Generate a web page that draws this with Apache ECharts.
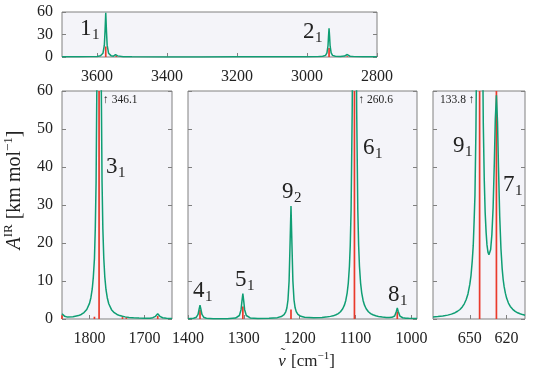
<!DOCTYPE html>
<html>
<head>
<meta charset="utf-8">
<script src="https://cdn.jsdelivr.net/npm/echarts@6.0.0/dist/echarts.min.js"></script>
<style>
  html, body { margin: 0; padding: 0; background: #fff; }
  #chart { width: 544px; height: 374px; }
</style>
</head>
<body>
<div id="chart"></div>
<script>
// tick values of each panel
const topTicks = [2800, 3000, 3200, 3400, 3600];
const leftTicks = [1700, 1800];
const midTicks = [1000, 1100, 1200, 1300, 1400];
const rightTicks = [620, 650];

// broadened IR spectrum (green), [wavenumber, intensity]
const topCurve = [
  [3700, 0.3], [3650, 0.35], [3620, 0.5], [3600, 0.8], [3590, 1.6], [3583, 4.9], [3579, 15.7], [3577, 35], [3575, 59],
  [3573, 35], [3571, 15.8], [3567, 5.1], [3560, 1.8], [3553, 1.1], [3549, 1.7], [3547, 3.1], [3545, 4.9], [3543, 3.0],
  [3541, 1.5], [3537, 0.6], [3525, 0.3], [3500, 0.2], [3400, 0.15], [3300, 0.15], [3200, 0.2], [3110, 0.25],
  [3092, 0.5], [3087, 0.9], [3082, 0.5], [3060, 0.25], [3000, 0.3], [2970, 0.5], [2955, 0.9], [2947, 2.2],
  [2943, 5.4], [2940, 15], [2938.5, 27.6], [2937, 38.2], [2935.5, 27.6], [2934, 15], [2931, 5.4], [2927, 2.2],
  [2919, 1.0], [2905, 0.8], [2893, 1.2], [2888, 2.5], [2885, 3.3], [2882, 2.4], [2877, 1.0], [2865, 0.5], [2840, 0.3], [2800, 0.2]
];
const leftCurve = [
  [1850, 1.4], [1848, 1.1], [1845, 0.7], [1840, 0.5], [1830, 0.6], [1820, 0.9], [1815, 1.2], [1810, 1.7], [1805, 2.5],
  [1800, 4.1], [1797.5, 5.6], [1795, 7.9], [1793, 11.1], [1791, 15.9], [1789.5, 23.7], [1788, 36.2], [1786, 72.9],
  [1782.6, 218], [1779.2, 72.9], [1777.2, 36.2], [1775.7, 23.7], [1774, 15.9], [1772.2, 11.1], [1770, 7.7],
  [1767.7, 5.6], [1765, 4.0], [1760, 2.45], [1755, 1.65], [1750, 1.19], [1745, 0.9], [1740, 0.7], [1735, 0.56],
  [1728, 0.42], [1720, 0.32], [1710, 0.25], [1700, 0.2], [1690, 0.22], [1685, 0.35], [1680, 0.7], [1676, 1.4],
  [1672, 0.7], [1667, 0.33], [1660, 0.18], [1650, 0.12]
];
const midCurve = [
  [1400, 0.07], [1390, 0.18], [1385, 0.47], [1382, 1.19], [1380, 2.63], [1378.5, 3.63], [1377, 2.63], [1375, 1.19], [1372, 0.47],
  [1367, 0.19], [1355, 0.08], [1330, 0.09], [1315, 0.26], [1308, 0.92], [1305, 2.45], [1303.3, 4.85], [1301.8, 6.7],
  [1300.3, 4.85], [1298.6, 2.45], [1295.6, 0.92], [1288.6, 0.28], [1275, 0.14], [1255, 0.18], [1240, 0.36], [1233, 0.65],
  [1228, 1.16], [1225, 1.9], [1223, 2.9], [1221, 5.0], [1219, 10.0], [1217.5, 18.4], [1215.6, 29.7], [1213.7, 18.4],
  [1212.2, 10.0], [1210.2, 5.0], [1208.2, 2.95], [1206.2, 1.93], [1203.2, 1.2], [1198, 0.72], [1191.2, 0.44], [1175, 0.33],
  [1160, 0.42], [1150, 0.57], [1145, 0.69], [1140, 0.83], [1135, 1.12], [1131, 1.42], [1127, 1.9], [1123, 2.69],
  [1120, 3.64], [1117.5, 4.88], [1115, 6.9], [1113, 9.46], [1111, 13.8], [1109.5, 19.4], [1108, 28.7], [1106, 55],
  [1105, 81], [1102, 207], [1099, 81], [1098, 55], [1096, 28.7], [1094.5, 19.4], [1093, 13.8], [1091, 9.46], [1089, 6.9],
  [1086.5, 4.88], [1084, 3.64], [1081, 2.69], [1077, 1.9], [1073, 1.43], [1069, 1.11], [1064, 0.84], [1059, 0.67],
  [1052, 0.5], [1045, 0.41], [1040, 0.4], [1035, 0.44], [1030, 0.8], [1027, 2.0], [1025.3, 2.9], [1023.6, 2.0],
  [1020.6, 0.77], [1015.6, 0.33], [1010, 0.22], [1005, 0.17], [990, 0.11]
];
const rightCurve = [
  [680, 0.51], [676, 0.63], [672, 0.79], [668, 1.02], [665, 1.29], [662, 1.65], [660, 2.04], [658, 2.5], [656, 3.24],
  [654.5, 4.0], [653, 5.06], [651.5, 6.6], [650, 9.1], [649, 11.5], [648, 15.3], [647.2, 19.3], [646.5, 25.6],
  [645.8, 32.5], [645, 49.8], [644, 87.3], [643, 161], [642, 225], [641, 162], [640, 88.3], [639, 51.4],
  [638.2, 36.5], [637.5, 28.2], [636.7, 22.8], [636, 19.5], [635.2, 17.6], [634.4, 16.9], [633.7, 17.1], [633, 18.3],
  [632, 22.2], [631, 29.3], [630, 41.2], [629.2, 52.6], [628.3, 58.9], [627.4, 51.8], [626.6, 39.7], [625.6, 26.9],
  [624.6, 18.5], [623.6, 13.2], [622.8, 10.4], [622, 8.5], [621, 6.8], [620, 5.5], [618.5, 4.2], [617, 3.3],
  [615, 2.55], [613, 2.0], [611, 1.63], [609, 1.37], [607, 1.16], [605, 1.0]
];

// stick spectrum (red), [wavenumber, intensity]
const topSticks = [[3575, 14], [3545, 1.5], [2937, 12], [2885, 1]];
const leftSticks = [[1850, 1], [1791, 0.6], [1782.6, 346.1], [1740, 0.5], [1733, 0.5], [1676, 0.8]];
const midSticks = [[1378.5, 2.4], [1301.8, 3.3], [1215.6, 2.5], [1102, 260.6], [1025.3, 2.0]];
const rightSticks = [[642, 133.8], [628.3, 90]];

const GREEN = '#0f9e74';
const RED = '#ea3a2c';
const FRAME = '#808080';
const BG = '#f4f4f9';
const FONT = 'Liberation Serif';
const INK = '#222';

var chartDom = document.getElementById('chart');
var myChart = echarts.init(chartDom);

// panels: [left, top, width, height, xmin, xmax, ticks, curve, sticks, yInterval]
var panels = [
  [62, 12, 315, 45, 2800, 3700, topTicks, topCurve, topSticks, 30],
  [62, 91, 110, 228, 1650, 1850, leftTicks, leftCurve, leftSticks, 10],
  [188, 91, 229, 228, 990, 1400, midTicks, midCurve, midSticks, 10],
  [433, 91, 92, 228, 605, 680, rightTicks, rightCurve, rightSticks, 10]
];

// red stick drawn through the axis scales, cut at the top of the plot
function renderStick(params, api) {
  var base = api.coord([api.value(0), 0]);
  var top = api.coord([api.value(0), api.value(1)]);
  var cs = params.coordSys;
  return {
    type: 'line',
    shape: { x1: base[0], y1: base[1], x2: base[0], y2: Math.max(top[1], cs.y) },
    style: { stroke: RED, lineWidth: 1.7 }
  };
}

function plainNumber(v) {
  return String(v);
}

var grid = [], xAxis = [], yAxis = [], series = [];
panels.forEach(function (p, i) {
  grid.push({
    left: p[0], top: p[1], width: p[2], height: p[3],
    show: true, backgroundColor: BG, borderColor: FRAME, borderWidth: 1
  });
  xAxis.push({
    gridIndex: i, type: 'value', inverse: true, min: p[4], max: p[5],
    axisLine: { show: false },
    axisTick: { inside: true, length: 4, customValues: p[6], lineStyle: { color: FRAME } },
    axisLabel: { customValues: p[6], formatter: plainNumber, fontFamily: FONT, fontSize: 16, color: INK, margin: 12 },
    splitLine: { show: false }
  });
  series.push({
    type: 'custom', xAxisIndex: i, yAxisIndex: i, data: p[8],
    renderItem: renderStick, silent: true, z: 2
  });
  series.push({
    type: 'line', xAxisIndex: i, yAxisIndex: i, data: p[7],
    showSymbol: false, symbol: 'none', clip: true, silent: true, z: 3,
    lineStyle: { color: GREEN, width: 1.5 }
  });
});
// left and right (mirror) y axes
[0, 1].forEach(function (side) {
  panels.forEach(function (p, i) {
    var showLabel = side === 0 && (i === 0 || i === 1);
    yAxis.push({
      gridIndex: i, type: 'value', min: 0, max: 60, interval: p[9],
      position: side === 0 ? 'left' : 'right',
      axisLine: { show: false },
      axisTick: { show: true, inside: true, length: 4, lineStyle: { color: FRAME } },
      axisLabel: { show: showLabel, formatter: plainNumber, fontFamily: FONT, fontSize: 16, color: INK, margin: 9 },
      splitLine: { show: false }
    });
  });
});

var option = {
  animation: false,
  backgroundColor: '#fff',
  grid: grid,
  xAxis: xAxis,
  yAxis: yAxis,
  series: series
};
myChart.setOption(option);

// peak assignment labels: [number, subscript, left x, baseline y]
var peakLabels = [
  ['1', '1', 80, 36], ['2', '1', 303, 39], ['3', '1', 106, 174], ['4', '1', 193, 298],
  ['5', '1', 235, 287], ['9', '2', 282, 199], ['6', '1', 363, 155], ['8', '1', 388, 302],
  ['9', '1', 453, 153], ['7', '1', 503, 192]
];
var elements = [];
peakLabels.forEach(function (l) {
  elements.push({
    type: 'text', x: l[2], y: l[3] - 7, silent: true,
    style: { text: l[0], fontFamily: FONT, fontSize: 23, fill: INK, align: 'left', verticalAlign: 'middle' }
  });
  elements.push({
    type: 'text', x: l[2] + 12, y: l[3] - 1, silent: true,
    style: { text: l[1], fontFamily: FONT, fontSize: 15, fill: INK, align: 'left', verticalAlign: 'middle' }
  });
});

// off-scale peaks: arrow and value next to the stick
[[1, leftSticks[2], 1], [2, midSticks[3], 1], [3, rightSticks[0], -1]].forEach(function (a) {
  var pt = myChart.convertToPixel({ xAxisIndex: a[0], yAxisIndex: a[0] }, [a[1][0], 60]);
  var val = a[1][1].toFixed(1);
  elements.push({
    type: 'text', x: pt[0] + (a[2] > 0 ? 4 : -5), y: pt[1] + 9, silent: true,
    style: {
      text: a[2] > 0 ? '\u2191 ' + val : val + ' \u2191',
      fontFamily: FONT, fontSize: 11.5, fill: INK,
      align: a[2] > 0 ? 'left' : 'right', verticalAlign: 'middle'
    }
  });
});

// y axis title
elements.push({
  type: 'text', x: 15, y: 190, rotation: Math.PI / 2, silent: true,
  style: {
    text: '{i|A}{s|IR} [km mol{s|\u22121}]',
    fontFamily: FONT, fontSize: 20, fill: INK, align: 'center', verticalAlign: 'middle', lineHeight: 26,
    rich: {
      i: { fontFamily: FONT, fontSize: 20, fontStyle: 'italic', lineHeight: 26 },
      s: { fontFamily: FONT, fontSize: 13, verticalAlign: 'top', lineHeight: 14 }
    }
  }
});
// x axis title: tilde nu, then unit
elements.push({
  type: 'text', x: 282, y: 362, silent: true,
  style: { text: '\u03bd', fontFamily: FONT, fontSize: 17, fontStyle: 'italic', fill: INK, align: 'center', verticalAlign: 'middle' }
});
elements.push({
  type: 'text', x: 283, y: 354, silent: true,
  style: { text: '\u02dc', fontFamily: FONT, fontSize: 15, fill: INK, align: 'center', verticalAlign: 'middle' }
});
elements.push({
  type: 'text', x: 291, y: 362, silent: true,
  style: {
    text: '[cm{s|\u22121}]',
    fontFamily: FONT, fontSize: 17, fill: INK, align: 'left', verticalAlign: 'middle', lineHeight: 22,
    rich: {
      s: { fontFamily: FONT, fontSize: 11, verticalAlign: 'top', lineHeight: 12 }
    }
  }
});

myChart.setOption({ graphic: elements });
</script>
</body>
</html>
☆ ☆ ☆
Skip every picture and return the lines above from the top through the one that contains "const rightTicks = [620, 650];".

#### [Written answer]
Generate a web page that draws this with Apache ECharts.
<!DOCTYPE html>
<html>
<head>
<meta charset="utf-8">
<script src="https://cdn.jsdelivr.net/npm/echarts@6.0.0/dist/echarts.min.js"></script>
<style>
  html, body { margin: 0; padding: 0; background: #fff; }
  #chart { width: 544px; height: 374px; }
</style>
</head>
<body>
<div id="chart"></div>
<script>
// tick values of each panel
const topTicks = [2800, 3000, 3200, 3400, 3600];
const leftTicks = [1700, 1800];
const midTicks = [1000, 1100, 1200, 1300, 1400];
const rightTicks = [620, 650];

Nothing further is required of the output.